One day after a federal report warned of the dangers of man-made global warming, the GOP-led committee voted for provisions in the defense bill that would thwart Pentagon efforts to develop alternative biofuels to keep the military operating. Republicans outnumbered Democrats in backing two amendments by Rep. Mike Conaway, R-Texas.

The committee rejected a Navy plan to put 11 cruisers in a reduced operating status, with Rep. Randy Forbes, R-Va., pleading to keep the ships at sea. The panel backed a bipartisan amendment that would provide money for upgrade of two cruisers and bar the Pentagon from retiring or placing any cruisers in an inactive status.

That elicited an impassioned speech from Smith, one of the few voices in the committee warning that it was short-sighted for the panel not to make the tough budget choices.

"Just rob another fund," Smith said of the committee action to pay for the ships and aircraft.

Rep. Howard "Buck" McKeon, R-Calif., the chairman of the committee, bemoaned the dilemma, saying his goal this year was "to hold onto as much of the stuff and as much of the training." McKeon, who is retiring from the House, said he hoped that next year lawmakers would recognize the devastating impact of the automatic spending cuts that the federal government faces over the next decade and its impact on the military.

Deficit hawks in the Republican ranks, however, have pressed for deep cuts and have shown an unwillingness to undo them.

The overall bill rejects the Pentagon's request for another round of military base closures to shutter unnecessary facilities and spares the U-2 spy plane, developed in 1955 at the height of the Cold War. It cuts money from operations and maintenance — some $1.4 billion less than President Barack Obama requested — to maintain an 11th aircraft carrier and spare other programs and benefits.

The committee rebuffs any Pentagon effort to force service members to pay slightly more in out-of-pocket costs for off-base housing and slightly increase health care expenses for military families and retirees.

Amid the clamor in Congress, the bill also would force the Pentagon to keep the A-10 Warthog in storage rather than retire the plane.

The Pentagon also wanted to reduce the $1.4 billion in direct subsidies to military commissaries where military families can buy name-brand groceries and other items at reduced cost. The bill would provide $100 million of the $200 million requested for the commissaries in the upcoming budget year.

Overall, the legislation would provide $495.8 billion for the core defense budget, $17.9 billion for energy programs within Pentagon spending and $79.4 billion for the war in Afghanistan and other overseas operations.

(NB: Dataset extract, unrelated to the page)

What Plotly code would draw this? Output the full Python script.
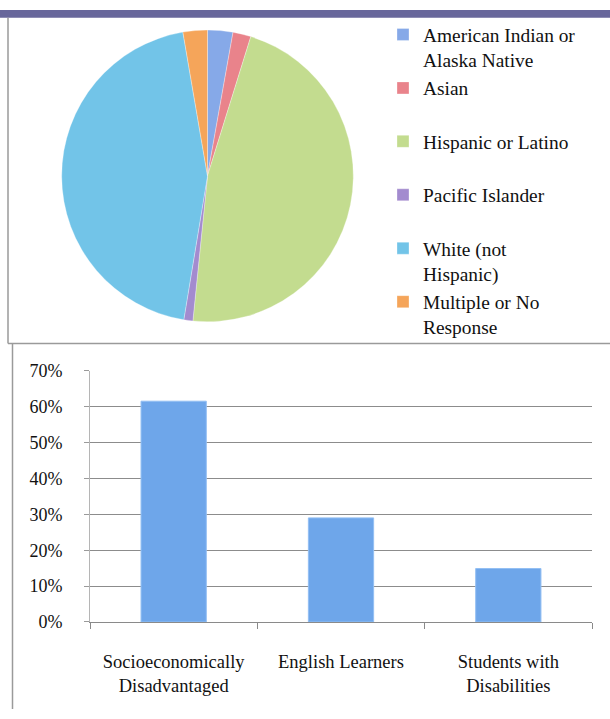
import plotly.graph_objects as go

# ---- data ----
eth_labels = [
    "American Indian or<br>Alaska Native",
    "Asian<br> ",
    "Hispanic or Latino<br> ",
    "Pacific Islander<br> ",
    "White (not<br>Hispanic)",
    "Multiple or No<br>Response",
]
eth_values = [2.8, 2.0, 46.8, 1.0, 44.7, 2.7]
eth_colors = ["#86a9e8", "#e9838b", "#c3dc8f", "#a38bcf", "#72c4e8", "#f5a55a"]

grp_labels = ["Socioeconomically<br>Disadvantaged", "English Learners", "Students with<br>Disabilities"]
grp_values = [61.5, 29.0, 14.9]
y_ticks = [0, 10, 20, 30, 40, 50, 60, 70]

W, H = 610, 719
def px(x):
    return x / W
def py(y):
    return 1 - y / H

SERIF = "Liberation Serif, Times New Roman, serif"

fig = go.Figure()

fig.add_trace(go.Pie(
    labels=eth_labels,
    values=eth_values,
    sort=False,
    direction="clockwise",
    rotation=0,
    textinfo="none",
    hoverinfo="label+percent",
    marker=dict(colors=eth_colors, line=dict(color="rgba(255,255,255,0.6)", width=0.5)),
    domain=dict(x=[px(57.5), px(357.5)], y=[py(320.6), py(20.6)]),
    showlegend=True,
))

fig.add_trace(go.Bar(
    x=grp_labels,
    y=grp_values,
    marker=dict(color="#6ea6ea", line=dict(color="#93bff3", width=1)),
    showlegend=False,
    xaxis="x",
    yaxis="y",
))

fig.update_layout(
    width=W, height=H,
    margin=dict(l=0, r=0, t=0, b=0),
    paper_bgcolor="white",
    plot_bgcolor="white",
    bargap=0.61,
    font=dict(family=SERIF, color="#1a1a1a"),
    legend=dict(
        x=px(383), y=py(5.5), xanchor="left", yanchor="top",
        font=dict(family=SERIF, size=19.4, color="#111111"),
        bgcolor="rgba(0,0,0,0)",
        valign="top",
        traceorder="normal",
    ),
    xaxis=dict(
        domain=[px(90), px(592)],
        anchor="y",
        type="category",
        showgrid=False,
        showline=True, linecolor="#8a8a8a", linewidth=1,
        ticks="outside", tickson="boundaries", ticklen=6, tickcolor="#8a8a8a",
        tickfont=dict(family=SERIF, size=18.5, color="#111111"),
        ticklabelstandoff=23,
        zeroline=False,
        fixedrange=True,
    ),
    yaxis=dict(
        domain=[py(629.5), py(371)],
        anchor="x",
        range=[0, 70],
        tickvals=y_ticks,
        ticktext=[f"{v}%" for v in y_ticks],
        showgrid=True, gridcolor="#8c8c8c", gridwidth=1,
        showline=True, linecolor="#b5b5b5", linewidth=1,
        ticks="outside", ticklen=5, tickcolor="#9a9a9a",
        tickfont=dict(family=SERIF, size=18, color="#111111"),
        ticklabelstandoff=18,
        zeroline=False,
        fixedrange=True,
    ),
    shapes=[
        dict(type="rect", xref="paper", yref="paper", x0=0, x1=1, y0=py(8), y1=1,
             fillcolor="#68679b", line=dict(width=0), layer="above"),
        dict(type="line", xref="paper", yref="paper", x0=px(8), x1=px(8), y0=py(343), y1=py(8),
             line=dict(color="#9a9a9a", width=1.5)),
        dict(type="line", xref="paper", yref="paper", x0=px(8), x1=1, y0=py(343), y1=py(343),
             line=dict(color="#9a9a9a", width=1.5)),
        dict(type="line", xref="paper", yref="paper", x0=px(12.5), x1=px(12.5), y0=0, y1=py(343),
             line=dict(color="#9a9a9a", width=1.5)),
    ],
)

fig.write_html(
    "out.html",
    config={"displayModeBar": False},
    post_script="document.body.style.margin='0';document.body.style.overflow='hidden';",
)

Responding to Russia's annexation of Crimea and its continued aggression, the bill would prohibit funds for bilateral military-to-military contact or cooperation between the United States and Russia "until the secretary of defense, in consultation with the secretary of state, certifies to the appropriate congressional committees that Russia is respecting the sovereignty of Ukrainian territory, no longer acting inconsistently with the Intermediate-range Nuclear Forces Treaty, and in compliance with the Treaty on Conventional Armed Forces in Europe."

The full House is expected to consider the legislation the week of May 19. The bill would have to be reconciled with a still-to-be-written Senate version.